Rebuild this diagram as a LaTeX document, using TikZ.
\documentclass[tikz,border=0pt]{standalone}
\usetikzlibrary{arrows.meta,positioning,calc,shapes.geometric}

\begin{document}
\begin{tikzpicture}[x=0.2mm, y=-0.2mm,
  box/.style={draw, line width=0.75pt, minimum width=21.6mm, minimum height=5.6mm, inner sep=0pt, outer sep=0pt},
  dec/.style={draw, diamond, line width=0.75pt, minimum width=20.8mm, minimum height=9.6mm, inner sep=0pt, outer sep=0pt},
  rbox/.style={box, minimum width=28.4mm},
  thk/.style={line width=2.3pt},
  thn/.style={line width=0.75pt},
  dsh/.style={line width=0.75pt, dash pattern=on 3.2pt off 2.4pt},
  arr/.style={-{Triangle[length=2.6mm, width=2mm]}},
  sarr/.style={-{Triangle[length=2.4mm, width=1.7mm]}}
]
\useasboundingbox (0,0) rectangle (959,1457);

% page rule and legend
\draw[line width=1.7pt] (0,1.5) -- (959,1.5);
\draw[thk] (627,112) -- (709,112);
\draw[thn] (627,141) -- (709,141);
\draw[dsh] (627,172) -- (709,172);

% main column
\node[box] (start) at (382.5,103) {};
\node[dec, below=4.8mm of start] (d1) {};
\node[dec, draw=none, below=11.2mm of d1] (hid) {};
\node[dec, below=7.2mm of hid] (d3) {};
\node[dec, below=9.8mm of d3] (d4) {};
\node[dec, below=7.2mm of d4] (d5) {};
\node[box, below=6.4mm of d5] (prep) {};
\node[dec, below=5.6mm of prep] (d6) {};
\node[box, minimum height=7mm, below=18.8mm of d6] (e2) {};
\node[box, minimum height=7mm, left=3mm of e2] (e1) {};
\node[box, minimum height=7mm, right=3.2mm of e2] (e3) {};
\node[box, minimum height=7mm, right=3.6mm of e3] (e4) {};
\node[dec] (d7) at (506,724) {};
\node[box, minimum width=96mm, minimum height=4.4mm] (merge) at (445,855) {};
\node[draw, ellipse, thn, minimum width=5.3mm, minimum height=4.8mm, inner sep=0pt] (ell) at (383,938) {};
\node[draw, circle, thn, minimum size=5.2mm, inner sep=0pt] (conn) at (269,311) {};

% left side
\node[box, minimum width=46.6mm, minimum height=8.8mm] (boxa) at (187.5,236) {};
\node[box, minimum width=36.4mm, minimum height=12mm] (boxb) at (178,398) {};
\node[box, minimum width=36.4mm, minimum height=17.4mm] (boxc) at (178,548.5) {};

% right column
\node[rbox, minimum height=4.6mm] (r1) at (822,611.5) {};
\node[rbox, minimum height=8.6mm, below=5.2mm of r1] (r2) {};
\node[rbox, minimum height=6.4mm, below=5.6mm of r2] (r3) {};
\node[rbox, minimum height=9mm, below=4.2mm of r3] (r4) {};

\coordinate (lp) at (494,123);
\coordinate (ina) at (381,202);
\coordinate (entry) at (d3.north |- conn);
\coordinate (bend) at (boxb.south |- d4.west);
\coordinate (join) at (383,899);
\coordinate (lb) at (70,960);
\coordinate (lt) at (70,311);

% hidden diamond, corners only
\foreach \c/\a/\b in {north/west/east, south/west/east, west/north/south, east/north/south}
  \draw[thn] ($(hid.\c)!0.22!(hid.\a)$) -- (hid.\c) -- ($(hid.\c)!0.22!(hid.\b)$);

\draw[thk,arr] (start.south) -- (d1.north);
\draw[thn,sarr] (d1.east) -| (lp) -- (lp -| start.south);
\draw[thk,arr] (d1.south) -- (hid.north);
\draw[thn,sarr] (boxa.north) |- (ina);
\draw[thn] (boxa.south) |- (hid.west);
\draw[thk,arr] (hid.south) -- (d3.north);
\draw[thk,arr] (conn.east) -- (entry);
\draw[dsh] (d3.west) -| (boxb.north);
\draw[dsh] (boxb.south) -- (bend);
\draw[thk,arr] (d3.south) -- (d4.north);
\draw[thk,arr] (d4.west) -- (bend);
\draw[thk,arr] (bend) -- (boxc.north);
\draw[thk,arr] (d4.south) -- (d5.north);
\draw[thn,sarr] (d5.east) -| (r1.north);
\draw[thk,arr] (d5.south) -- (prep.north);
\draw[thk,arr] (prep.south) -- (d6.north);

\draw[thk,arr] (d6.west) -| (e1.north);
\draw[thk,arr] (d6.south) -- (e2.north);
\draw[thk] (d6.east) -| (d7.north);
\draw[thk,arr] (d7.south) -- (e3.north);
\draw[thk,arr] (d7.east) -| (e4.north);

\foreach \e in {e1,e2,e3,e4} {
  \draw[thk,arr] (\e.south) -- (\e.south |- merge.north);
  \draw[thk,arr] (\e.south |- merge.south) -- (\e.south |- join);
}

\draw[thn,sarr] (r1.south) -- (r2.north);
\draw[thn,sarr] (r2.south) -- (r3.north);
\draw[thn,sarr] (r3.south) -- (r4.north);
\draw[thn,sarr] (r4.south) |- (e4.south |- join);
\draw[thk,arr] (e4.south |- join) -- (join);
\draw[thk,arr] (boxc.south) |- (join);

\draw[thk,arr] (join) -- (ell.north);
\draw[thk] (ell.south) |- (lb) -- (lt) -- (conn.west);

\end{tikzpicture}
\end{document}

[GIVEN REQUEST] Produce the lines from the top of the listing through the "(627,172) -- (709,172);" line exactly as they appear, with no additional output.

[FULL ANSWER]
Rebuild this diagram as a LaTeX document, using TikZ.
\documentclass[tikz,border=0pt]{standalone}
\usetikzlibrary{arrows.meta,positioning,calc,shapes.geometric}

\begin{document}
\begin{tikzpicture}[x=0.2mm, y=-0.2mm,
  box/.style={draw, line width=0.75pt, minimum width=21.6mm, minimum height=5.6mm, inner sep=0pt, outer sep=0pt},
  dec/.style={draw, diamond, line width=0.75pt, minimum width=20.8mm, minimum height=9.6mm, inner sep=0pt, outer sep=0pt},
  rbox/.style={box, minimum width=28.4mm},
  thk/.style={line width=2.3pt},
  thn/.style={line width=0.75pt},
  dsh/.style={line width=0.75pt, dash pattern=on 3.2pt off 2.4pt},
  arr/.style={-{Triangle[length=2.6mm, width=2mm]}},
  sarr/.style={-{Triangle[length=2.4mm, width=1.7mm]}}
]
\useasboundingbox (0,0) rectangle (959,1457);

% page rule and legend
\draw[line width=1.7pt] (0,1.5) -- (959,1.5);
\draw[thk] (627,112) -- (709,112);
\draw[thn] (627,141) -- (709,141);
\draw[dsh] (627,172) -- (709,172);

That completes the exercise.